* _What to do_
Your output must consist solely of the lines from the "Clone this chart in seaborn and matplotlib." line through the "transform=fig.transFigure))" line, exactly as written, without images.

* _Task data_
▬▬▬▬▬▬

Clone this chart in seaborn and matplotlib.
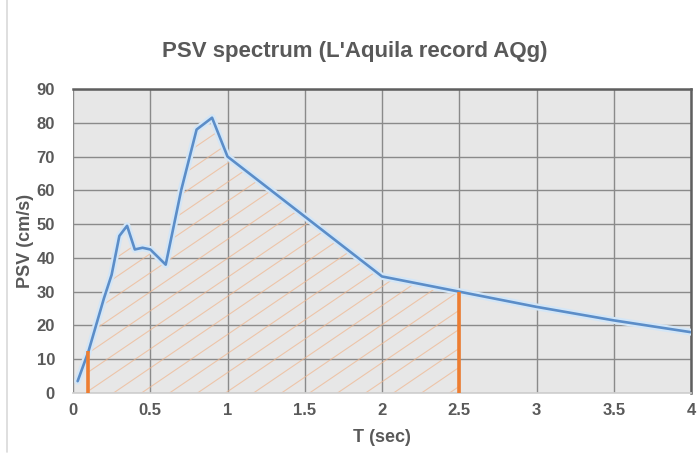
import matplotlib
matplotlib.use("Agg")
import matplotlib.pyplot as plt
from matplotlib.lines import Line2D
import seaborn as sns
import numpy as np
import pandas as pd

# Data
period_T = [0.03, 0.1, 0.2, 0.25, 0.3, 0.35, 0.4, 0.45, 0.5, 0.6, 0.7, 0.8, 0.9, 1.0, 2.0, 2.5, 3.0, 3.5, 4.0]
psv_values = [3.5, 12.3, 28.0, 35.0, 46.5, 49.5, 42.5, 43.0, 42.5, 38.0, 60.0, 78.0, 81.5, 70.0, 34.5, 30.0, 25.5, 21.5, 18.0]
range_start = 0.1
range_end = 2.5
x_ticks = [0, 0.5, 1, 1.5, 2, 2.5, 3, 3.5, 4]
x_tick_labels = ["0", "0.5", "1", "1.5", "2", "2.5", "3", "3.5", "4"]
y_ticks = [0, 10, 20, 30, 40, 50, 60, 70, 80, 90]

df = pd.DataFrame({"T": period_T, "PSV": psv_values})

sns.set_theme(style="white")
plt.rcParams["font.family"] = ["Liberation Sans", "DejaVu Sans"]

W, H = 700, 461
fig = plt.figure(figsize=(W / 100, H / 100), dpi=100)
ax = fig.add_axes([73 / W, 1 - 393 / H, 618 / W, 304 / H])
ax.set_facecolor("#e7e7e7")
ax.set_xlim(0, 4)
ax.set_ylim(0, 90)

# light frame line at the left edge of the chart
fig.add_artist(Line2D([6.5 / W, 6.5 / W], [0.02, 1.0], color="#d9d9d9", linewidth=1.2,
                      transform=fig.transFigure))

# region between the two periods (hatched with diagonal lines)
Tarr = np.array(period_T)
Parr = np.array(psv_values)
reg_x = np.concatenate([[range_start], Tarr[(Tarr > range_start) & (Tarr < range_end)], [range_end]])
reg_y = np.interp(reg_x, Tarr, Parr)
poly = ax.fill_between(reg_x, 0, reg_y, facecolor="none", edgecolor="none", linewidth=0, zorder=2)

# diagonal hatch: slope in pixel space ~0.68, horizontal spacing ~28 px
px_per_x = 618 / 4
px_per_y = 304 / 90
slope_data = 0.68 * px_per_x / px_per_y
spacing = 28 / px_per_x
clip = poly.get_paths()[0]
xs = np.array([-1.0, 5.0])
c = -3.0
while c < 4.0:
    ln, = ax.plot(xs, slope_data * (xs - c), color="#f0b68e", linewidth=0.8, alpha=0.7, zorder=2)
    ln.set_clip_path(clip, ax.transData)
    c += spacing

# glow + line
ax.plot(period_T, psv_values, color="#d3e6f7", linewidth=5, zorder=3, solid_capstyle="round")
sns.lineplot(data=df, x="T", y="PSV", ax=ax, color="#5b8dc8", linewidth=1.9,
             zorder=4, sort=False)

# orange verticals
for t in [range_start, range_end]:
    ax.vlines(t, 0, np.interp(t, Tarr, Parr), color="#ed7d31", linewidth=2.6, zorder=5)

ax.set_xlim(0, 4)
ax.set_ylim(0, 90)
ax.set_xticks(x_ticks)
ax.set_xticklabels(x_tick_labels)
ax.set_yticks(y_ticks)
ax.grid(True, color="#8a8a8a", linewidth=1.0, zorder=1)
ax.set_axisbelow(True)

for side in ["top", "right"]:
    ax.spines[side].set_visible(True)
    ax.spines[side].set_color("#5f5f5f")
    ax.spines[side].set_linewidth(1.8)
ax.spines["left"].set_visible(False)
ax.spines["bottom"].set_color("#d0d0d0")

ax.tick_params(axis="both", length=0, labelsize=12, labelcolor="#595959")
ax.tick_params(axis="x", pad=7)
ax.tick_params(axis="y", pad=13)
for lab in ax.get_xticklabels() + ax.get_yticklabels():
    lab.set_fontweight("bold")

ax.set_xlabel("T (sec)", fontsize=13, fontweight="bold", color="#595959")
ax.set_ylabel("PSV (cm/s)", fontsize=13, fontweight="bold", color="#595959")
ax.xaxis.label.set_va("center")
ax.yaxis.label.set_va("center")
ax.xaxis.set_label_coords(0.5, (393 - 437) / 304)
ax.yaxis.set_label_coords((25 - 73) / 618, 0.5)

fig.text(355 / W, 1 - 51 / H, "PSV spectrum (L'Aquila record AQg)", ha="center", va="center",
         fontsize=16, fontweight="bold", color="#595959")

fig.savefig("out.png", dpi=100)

▬▬▬▬▬▬

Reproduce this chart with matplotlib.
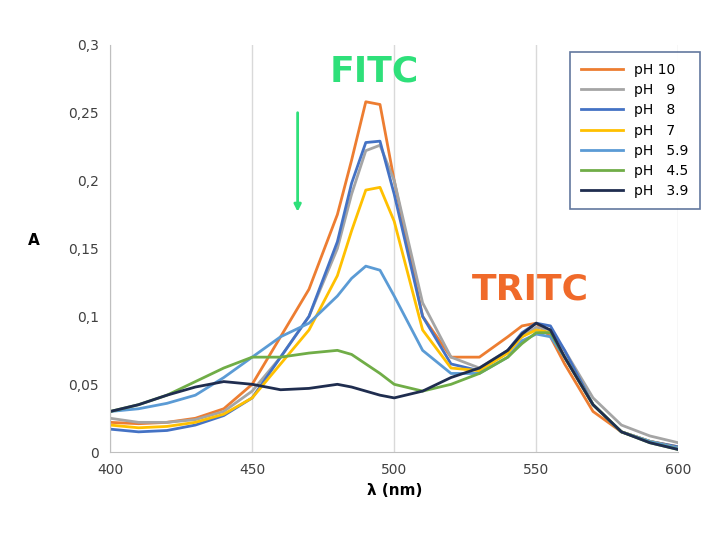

▬▬▬▬▬▬

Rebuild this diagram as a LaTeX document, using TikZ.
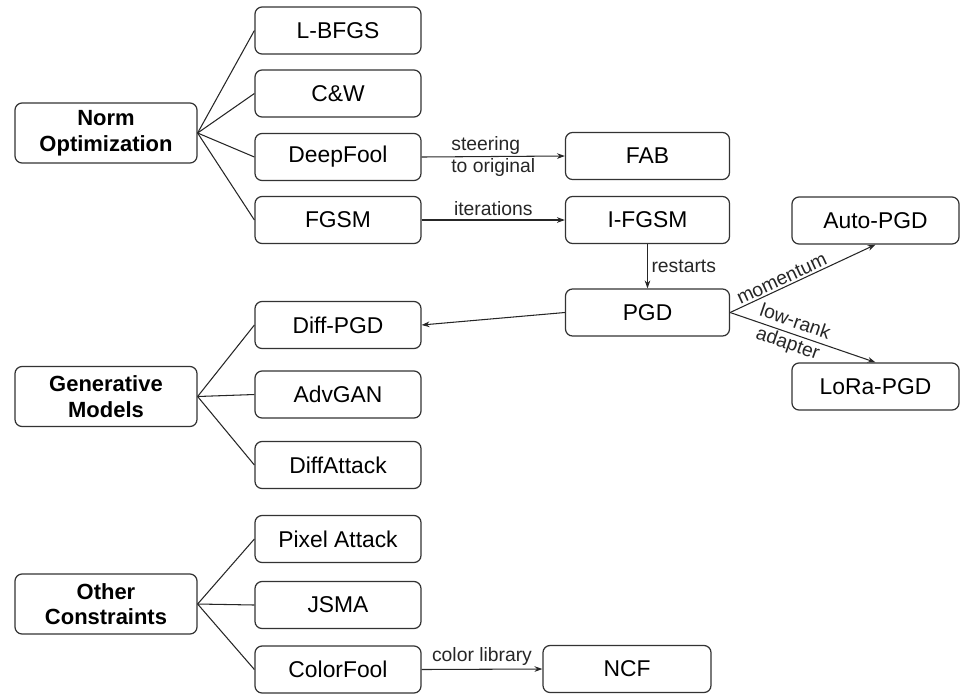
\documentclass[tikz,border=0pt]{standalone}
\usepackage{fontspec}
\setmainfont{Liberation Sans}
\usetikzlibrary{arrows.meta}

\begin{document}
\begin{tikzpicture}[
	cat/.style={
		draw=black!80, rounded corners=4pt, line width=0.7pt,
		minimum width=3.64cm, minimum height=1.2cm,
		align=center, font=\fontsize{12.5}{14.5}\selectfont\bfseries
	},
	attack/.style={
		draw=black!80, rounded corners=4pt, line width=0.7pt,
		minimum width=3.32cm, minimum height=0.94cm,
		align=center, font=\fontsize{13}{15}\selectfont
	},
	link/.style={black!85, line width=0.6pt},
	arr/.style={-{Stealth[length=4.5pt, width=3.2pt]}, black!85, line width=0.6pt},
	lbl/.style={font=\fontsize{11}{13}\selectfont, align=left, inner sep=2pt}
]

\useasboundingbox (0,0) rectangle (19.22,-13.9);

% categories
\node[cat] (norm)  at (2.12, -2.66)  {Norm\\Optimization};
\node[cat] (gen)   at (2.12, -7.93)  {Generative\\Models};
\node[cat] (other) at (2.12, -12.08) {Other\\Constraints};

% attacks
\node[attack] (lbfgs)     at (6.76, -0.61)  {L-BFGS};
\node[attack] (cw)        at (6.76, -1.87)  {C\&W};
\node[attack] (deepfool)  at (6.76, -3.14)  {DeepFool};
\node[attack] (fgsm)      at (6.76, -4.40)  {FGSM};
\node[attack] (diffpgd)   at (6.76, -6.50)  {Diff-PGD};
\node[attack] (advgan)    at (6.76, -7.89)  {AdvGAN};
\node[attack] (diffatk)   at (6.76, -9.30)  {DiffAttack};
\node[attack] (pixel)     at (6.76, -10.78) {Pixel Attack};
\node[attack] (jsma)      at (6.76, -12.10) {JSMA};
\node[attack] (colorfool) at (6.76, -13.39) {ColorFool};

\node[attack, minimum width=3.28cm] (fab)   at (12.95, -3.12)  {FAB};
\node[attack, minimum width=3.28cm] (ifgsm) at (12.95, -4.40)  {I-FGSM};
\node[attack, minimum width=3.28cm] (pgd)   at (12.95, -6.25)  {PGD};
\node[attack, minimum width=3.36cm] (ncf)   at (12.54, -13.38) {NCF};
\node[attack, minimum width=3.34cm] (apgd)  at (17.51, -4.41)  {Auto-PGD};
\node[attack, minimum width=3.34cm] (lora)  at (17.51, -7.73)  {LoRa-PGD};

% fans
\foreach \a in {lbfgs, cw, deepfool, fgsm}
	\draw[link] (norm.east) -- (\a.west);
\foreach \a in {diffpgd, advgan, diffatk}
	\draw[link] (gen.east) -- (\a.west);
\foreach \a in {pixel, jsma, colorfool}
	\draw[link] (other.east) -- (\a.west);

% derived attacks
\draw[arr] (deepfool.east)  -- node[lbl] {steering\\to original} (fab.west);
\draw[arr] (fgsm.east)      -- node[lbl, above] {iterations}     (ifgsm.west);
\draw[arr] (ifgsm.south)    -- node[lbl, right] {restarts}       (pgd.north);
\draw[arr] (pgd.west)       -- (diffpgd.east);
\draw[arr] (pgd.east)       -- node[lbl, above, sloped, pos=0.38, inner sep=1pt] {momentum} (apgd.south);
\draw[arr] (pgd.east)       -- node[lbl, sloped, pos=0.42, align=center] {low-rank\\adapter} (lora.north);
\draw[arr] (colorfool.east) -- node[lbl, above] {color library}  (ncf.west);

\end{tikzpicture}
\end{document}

▬▬▬▬▬▬

* _The output_
Clone this chart in seaborn and matplotlib.
import matplotlib
matplotlib.use("Agg")
import matplotlib.pyplot as plt
from matplotlib.lines import Line2D
import seaborn as sns
import numpy as np
import pandas as pd

# Data
period_T = [0.03, 0.1, 0.2, 0.25, 0.3, 0.35, 0.4, 0.45, 0.5, 0.6, 0.7, 0.8, 0.9, 1.0, 2.0, 2.5, 3.0, 3.5, 4.0]
psv_values = [3.5, 12.3, 28.0, 35.0, 46.5, 49.5, 42.5, 43.0, 42.5, 38.0, 60.0, 78.0, 81.5, 70.0, 34.5, 30.0, 25.5, 21.5, 18.0]
range_start = 0.1
range_end = 2.5
x_ticks = [0, 0.5, 1, 1.5, 2, 2.5, 3, 3.5, 4]
x_tick_labels = ["0", "0.5", "1", "1.5", "2", "2.5", "3", "3.5", "4"]
y_ticks = [0, 10, 20, 30, 40, 50, 60, 70, 80, 90]

df = pd.DataFrame({"T": period_T, "PSV": psv_values})

sns.set_theme(style="white")
plt.rcParams["font.family"] = ["Liberation Sans", "DejaVu Sans"]

W, H = 700, 461
fig = plt.figure(figsize=(W / 100, H / 100), dpi=100)
ax = fig.add_axes([73 / W, 1 - 393 / H, 618 / W, 304 / H])
ax.set_facecolor("#e7e7e7")
ax.set_xlim(0, 4)
ax.set_ylim(0, 90)

# light frame line at the left edge of the chart
fig.add_artist(Line2D([6.5 / W, 6.5 / W], [0.02, 1.0], color="#d9d9d9", linewidth=1.2,
                      transform=fig.transFigure))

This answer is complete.